In sum, I think the agreement which simply provides that the note shall be surrendered in exchange for an assignment of the leases means exactly what it says.10 I respectfully dissent.

. More precisely, IMC could make sucli a demand any time later than 17 days after the execution of the agreement. The first sentence of section 7 stated:
“At any time subsequent to January 15, 1968, and during the term of this agreement, International is granted the unconditional right and option, upon 90 days’ advance written notice, to demand a conveyance from Husky of all of Husky’s then remaining undivided interest in and to the Leases.”

. The last paragraph of the agreement stated :
“At any time following such a conveyance by nusky to Intel-national of the full interest in the Leases, but prior to January 10, 1969, and so long as International continues to hold such full title, Husky may continue to attempt to obtain a buyer for sucli properties. If a sale is arranged during such period in accordance with Article 2 above solely through the efforts of Husky, the credits, payments and percentages provided in Articles 1. and 2. above shall apply. However, it is expressly understood and agreed that nothing in this Article 7. shall be construed to restrict in any way International’s absolute ownership and control of the Leases following a conveyance under the terms of this Article 7.”

. The portion of Article 7 not quoted in the above footnotes provided:
“If such a demand is made by International and a conveyance tendered by Husky prior to June 30, 1968, International shall, on June 30, 1968 (i) credit Husky’s Note account in the amount of $1,200,000.00 plus interest accrued on such amount, and (ii) on January 10, 1969, International shall issue an additional credit to Husky in the amount of $1,050,000.00 plus interest. Upon such credits being issued, International shall surrender to Husky on January 10, 1969, its promissory note dated December 29, 1967, in the principal amount of $2,250,000.00,
*162‘Tf the demand is made by International and the conveyance tendered by Husky after June 30, 1968, International shall surrender to Husky, on its due date, the Husky promissory note then outstanding.”
IMC places considerable emphasis on the fact that this provision indicated that the parties intended that interest would continue to accrue until the note was surrendered. But, of course, the accrual of interest on IMC’s books was a matter of complete indifference to Husky unless Husky was required to pay that interest. And the only contingency under which any obligation to pay such interest is mentioned in the December 29, 1967 agreement is the unlikely event that the parties found a buyer at such a favorable price that the payment of interest would merely reduce the amount of a profit which Husky did not actually anticipate receiving. In other words, Husky merely agreed to have an amount of interest paid with a third party’s cash — not with its own.

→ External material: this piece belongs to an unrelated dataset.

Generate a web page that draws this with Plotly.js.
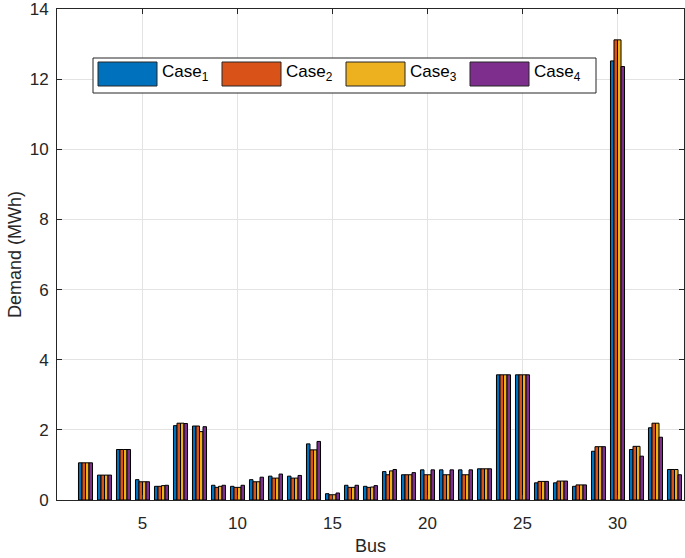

. I recognize that the agreement refers to a mutually acceptable sale arranged “by either party,” and therefore would entitle Husky to share in the proceeds in the unlikely event that IMC procured the purchaser and did not exercise its right to acquire title on 90 days’ notice. Presumably, however, the provisions of tlie agreement giving Husky an interest in the proceeds contemplated a sale which Husky helped to arrange.

. Paragraph 3 of the agreement reads as follows :
“If a mutually acceptable sale has not been obtained on or before January 10, 1969, Husky shall thereupon convey to International all of Husky’s remaining undivided interest in and to the Leases; and, upon such conveyance, International shall surrender Husky’s note of June 30, 1968, in the amount of $1,050,000.00.”
The preceding paragraph, dealing with the exchange that was required on June 30, 1968, if an acceptable sale had not yet been made, was identical except that the surrender of the then outstanding note was in exchange for property interests, including (a) a new note, and (b) a partial assignment of the leasehold interest. In neither paragraph 2 nor paragraph 3 was there any reference to the payment of interest in connection with a surrender of a note in exchange for property. Instead, the language was parallel to that used in paragraph 1 when admittedly the surrender of the original $3,000,000 note in exchange for a new note in a lesser amount and a partial assignment of the leases did not contemplate any interest payment.

. Article V, (1) provided in part:
“Upon the execution of the Joint Venture Agreement and the making of all required capital contributions International shall participate 60% and Husky shall participate 40% in the profits and losses of the Joint Venture and all additional capital contributions thereafter shall be made 60% by International and 40% by Husky.”

. It was authorized “to repay the Loan in cash . . . [and] concurrently with such repayment assign to International good and merchantable title to an undivided 25% interest in the leaseholds created by the Leases.”

. Under the agreement, the only way in which IMC could recover its original $3,000,000 payment (other than by developing the property) was by way of a sale at a higher price, either to a third party or through a repurchase by Husky (see note 7, supra). Since it appears that the property could not be sold for more than the $3,000,000, it seems unrealistic to treat the purchaser’s retention of the basic purchase price as justifying an interest payment to compensate for the use of that money.

. I recognize that the record indicates that tax consequences did not play any part in Husky’s motivation and that Husky merely desired to avoid a distortion of its 1969 earnings. If that be the fact, it is particularly hard to understand why Husky would elect to pay $115,000 in interest to avoid the cost or the consequences of an explanatory footnote in its annual statement.

. I do not contend that the use of the term “surrender” necessarily implies that no interest was due and payable. I do contend that an obligation to surrender a note in exchange for a conveyance of property unaccompanied by any cash payment is inconsistent with a claim that an obligation to pay interest survived the surrender of the note or a claim that the note did not have to be surrendered in response to a tender of the property. As I read the entire 1967 agreement, every time the word “surrender” is used, it has exactly the same meaning. Only in the event of a sale to a third party is IMO’s obligation to surrender the note conditioned on the payment of any cash whatsoever.